→ Task objective
Exactly as written, quote every line that follows, skipping the images.

::::::::::

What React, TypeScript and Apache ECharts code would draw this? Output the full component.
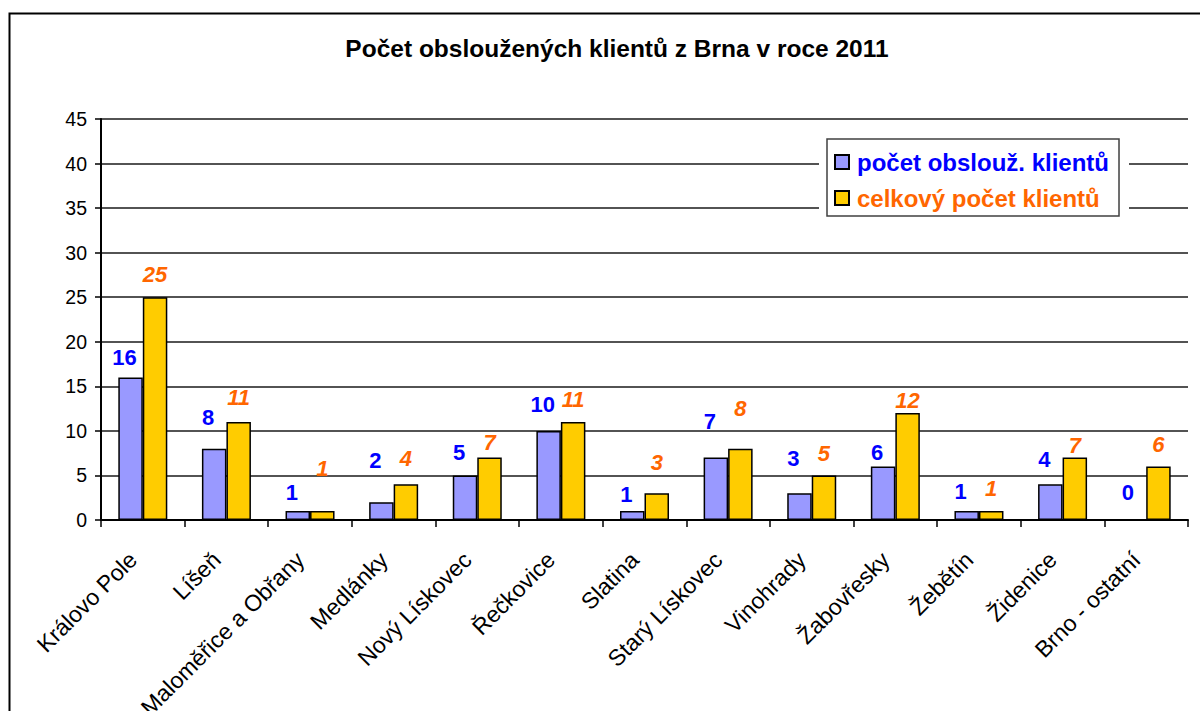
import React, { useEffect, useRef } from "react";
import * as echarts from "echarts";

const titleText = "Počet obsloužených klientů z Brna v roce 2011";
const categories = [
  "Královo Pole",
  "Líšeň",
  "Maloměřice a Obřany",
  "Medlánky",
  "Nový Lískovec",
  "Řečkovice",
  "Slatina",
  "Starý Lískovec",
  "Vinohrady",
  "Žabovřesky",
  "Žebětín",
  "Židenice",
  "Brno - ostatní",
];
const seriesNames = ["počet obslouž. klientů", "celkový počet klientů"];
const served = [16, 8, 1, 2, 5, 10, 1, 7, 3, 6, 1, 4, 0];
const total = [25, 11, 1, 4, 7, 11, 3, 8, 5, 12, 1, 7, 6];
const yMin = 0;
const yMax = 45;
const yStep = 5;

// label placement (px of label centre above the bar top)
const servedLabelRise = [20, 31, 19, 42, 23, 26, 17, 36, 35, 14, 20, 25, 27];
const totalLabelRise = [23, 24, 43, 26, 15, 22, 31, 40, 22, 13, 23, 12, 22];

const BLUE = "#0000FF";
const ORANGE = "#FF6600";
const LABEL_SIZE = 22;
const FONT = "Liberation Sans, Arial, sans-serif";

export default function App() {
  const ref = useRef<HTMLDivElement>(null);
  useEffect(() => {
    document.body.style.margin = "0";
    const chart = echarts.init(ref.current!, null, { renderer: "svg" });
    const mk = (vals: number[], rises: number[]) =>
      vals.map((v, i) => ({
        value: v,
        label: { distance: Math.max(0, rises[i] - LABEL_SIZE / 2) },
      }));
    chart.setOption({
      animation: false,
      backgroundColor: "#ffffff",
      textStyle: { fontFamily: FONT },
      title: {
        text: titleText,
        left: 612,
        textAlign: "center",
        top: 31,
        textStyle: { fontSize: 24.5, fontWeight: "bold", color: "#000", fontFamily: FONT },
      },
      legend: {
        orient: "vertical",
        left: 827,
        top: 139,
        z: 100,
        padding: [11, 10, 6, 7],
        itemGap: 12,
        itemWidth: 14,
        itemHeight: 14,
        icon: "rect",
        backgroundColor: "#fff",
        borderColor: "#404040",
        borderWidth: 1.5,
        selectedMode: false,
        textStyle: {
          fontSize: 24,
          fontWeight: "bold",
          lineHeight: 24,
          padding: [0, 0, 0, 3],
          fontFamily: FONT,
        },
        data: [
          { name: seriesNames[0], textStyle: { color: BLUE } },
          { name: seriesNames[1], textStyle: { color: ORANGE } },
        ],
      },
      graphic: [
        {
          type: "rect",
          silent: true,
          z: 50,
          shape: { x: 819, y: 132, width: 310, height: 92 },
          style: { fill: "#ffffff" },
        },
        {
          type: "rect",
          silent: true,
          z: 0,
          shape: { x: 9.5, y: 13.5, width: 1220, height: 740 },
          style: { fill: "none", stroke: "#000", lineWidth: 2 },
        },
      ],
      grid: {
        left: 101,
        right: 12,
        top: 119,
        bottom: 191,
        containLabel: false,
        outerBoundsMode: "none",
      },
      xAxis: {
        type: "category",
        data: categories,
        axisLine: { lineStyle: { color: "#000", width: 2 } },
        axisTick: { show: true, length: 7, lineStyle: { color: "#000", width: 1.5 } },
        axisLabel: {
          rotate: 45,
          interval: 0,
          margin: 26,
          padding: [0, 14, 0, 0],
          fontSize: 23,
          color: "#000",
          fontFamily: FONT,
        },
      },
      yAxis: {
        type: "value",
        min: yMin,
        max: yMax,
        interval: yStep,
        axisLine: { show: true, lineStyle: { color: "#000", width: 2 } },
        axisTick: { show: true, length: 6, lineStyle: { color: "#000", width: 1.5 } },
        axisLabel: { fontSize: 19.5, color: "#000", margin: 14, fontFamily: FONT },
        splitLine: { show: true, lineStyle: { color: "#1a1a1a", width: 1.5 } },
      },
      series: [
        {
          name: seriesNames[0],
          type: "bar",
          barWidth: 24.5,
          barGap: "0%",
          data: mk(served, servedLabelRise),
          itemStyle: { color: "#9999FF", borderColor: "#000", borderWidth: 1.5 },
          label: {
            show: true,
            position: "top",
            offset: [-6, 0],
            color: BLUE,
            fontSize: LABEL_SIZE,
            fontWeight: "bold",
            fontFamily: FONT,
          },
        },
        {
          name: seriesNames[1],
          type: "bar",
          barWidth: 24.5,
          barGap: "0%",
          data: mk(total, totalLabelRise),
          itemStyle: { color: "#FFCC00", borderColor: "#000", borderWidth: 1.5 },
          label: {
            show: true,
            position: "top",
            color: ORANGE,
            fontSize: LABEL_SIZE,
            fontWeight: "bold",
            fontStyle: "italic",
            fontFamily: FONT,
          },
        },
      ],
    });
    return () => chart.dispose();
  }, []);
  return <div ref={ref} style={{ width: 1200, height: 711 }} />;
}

::::::::::

→ Final result
What React, TypeScript and Apache ECharts code would draw this? Output the full component.
import React, { useEffect, useRef } from "react";
import * as echarts from "echarts";

const titleText = "Počet obsloužených klientů z Brna v roce 2011";
const categories = [
  "Královo Pole",
  "Líšeň",
  "Maloměřice a Obřany",
  "Medlánky",
  "Nový Lískovec",
  "Řečkovice",
  "Slatina",
  "Starý Lískovec",
  "Vinohrady",
  "Žabovřesky",
  "Žebětín",
  "Židenice",
  "Brno - ostatní",
];
const seriesNames = ["počet obslouž. klientů", "celkový počet klientů"];
const served = [16, 8, 1, 2, 5, 10, 1, 7, 3, 6, 1, 4, 0];
const total = [25, 11, 1, 4, 7, 11, 3, 8, 5, 12, 1, 7, 6];
const yMin = 0;
const yMax = 45;
const yStep = 5;

// label placement (px of label centre above the bar top)
const servedLabelRise = [20, 31, 19, 42, 23, 26, 17, 36, 35, 14, 20, 25, 27];
const totalLabelRise = [23, 24, 43, 26, 15, 22, 31, 40, 22, 13, 23, 12, 22];

const BLUE = "#0000FF";
const ORANGE = "#FF6600";
const LABEL_SIZE = 22;
const FONT = "Liberation Sans, Arial, sans-serif";

export default function App() {
  const ref = useRef<HTMLDivElement>(null);
  useEffect(() => {
    document.body.style.margin = "0";
    const chart = echarts.init(ref.current!, null, { renderer: "svg" });
    const mk = (vals: number[], rises: number[]) =>
      vals.map((v, i) => ({
        value: v,
        label: { distance: Math.max(0, rises[i] - LABEL_SIZE / 2) },
      }));
    chart.setOption({
      animation: false,
      backgroundColor: "#ffffff",
      textStyle: { fontFamily: FONT },
      title: {
        text: titleText,
        left: 612,
        textAlign: "center",
        top: 31,
        textStyle: { fontSize: 24.5, fontWeight: "bold", color: "#000", fontFamily: FONT },
      },
      legend: {
        orient: "vertical",
        left: 827,
        top: 139,
        z: 100,
        padding: [11, 10, 6, 7],
        itemGap: 12,
        itemWidth: 14,
        itemHeight: 14,
        icon: "rect",
        backgroundColor: "#fff",
        borderColor: "#404040",
        borderWidth: 1.5,
        selectedMode: false,
        textStyle: {
          fontSize: 24,
          fontWeight: "bold",
          lineHeight: 24,
          padding: [0, 0, 0, 3],
          fontFamily: FONT,
        },
        data: [
          { name: seriesNames[0], textStyle: { color: BLUE } },
          { name: seriesNames[1], textStyle: { color: ORANGE } },
        ],
      },
      graphic: [
        {
          type: "rect",
          silent: true,
          z: 50,
          shape: { x: 819, y: 132, width: 310, height: 92 },
          style: { fill: "#ffffff" },
        },
        {
          type: "rect",
          silent: true,
          z: 0,
          shape: { x: 9.5, y: 13.5, width: 1220, height: 740 },
          style: { fill: "none", stroke: "#000", lineWidth: 2 },
        },
      ],
      grid: {
        left: 101,
        right: 12,
        top: 119,
        bottom: 191,
        containLabel: false,
        outerBoundsMode: "none",
      },
      xAxis: {
        type: "category",
        data: categories,
        axisLine: { lineStyle: { color: "#000", width: 2 } },
        axisTick: { show: true, length: 7, lineStyle: { color: "#000", width: 1.5 } },
        axisLabel: {
          rotate: 45,
          interval: 0,
          margin: 26,
          padding: [0, 14, 0, 0],
          fontSize: 23,
          color: "#000",
          fontFamily: FONT,
        },
      },
      yAxis: {
        type: "value",
        min: yMin,
        max: yMax,
        interval: yStep,
        axisLine: { show: true, lineStyle: { color: "#000", width: 2 } },
        axisTick: { show: true, length: 6, lineStyle: { color: "#000", width: 1.5 } },
        axisLabel: { fontSize: 19.5, color: "#000", margin: 14, fontFamily: FONT },
        splitLine: { show: true, lineStyle: { color: "#1a1a1a", width: 1.5 } },
      },
      series: [
        {
          name: seriesNames[0],
          type: "bar",
          barWidth: 24.5,
          barGap: "0%",
          data: mk(served, servedLabelRise),
          itemStyle: { color: "#9999FF", borderColor: "#000", borderWidth: 1.5 },
          label: {
            show: true,
            position: "top",
            offset: [-6, 0],
            color: BLUE,
            fontSize: LABEL_SIZE,
            fontWeight: "bold",
            fontFamily: FONT,
          },
        },
        {
          name: seriesNames[1],
          type: "bar",
          barWidth: 24.5,
          barGap: "0%",
          data: mk(total, totalLabelRise),
          itemStyle: { color: "#FFCC00", borderColor: "#000", borderWidth: 1.5 },
          label: {
            show: true,
            position: "top",
            color: ORANGE,
            fontSize: LABEL_SIZE,
            fontWeight: "bold",
            fontStyle: "italic",
            fontFamily: FONT,
          },
        },
      ],
    });
    return () => chart.dispose();
  }, []);
  return <div ref={ref} style={{ width: 1200, height: 711 }} />;
}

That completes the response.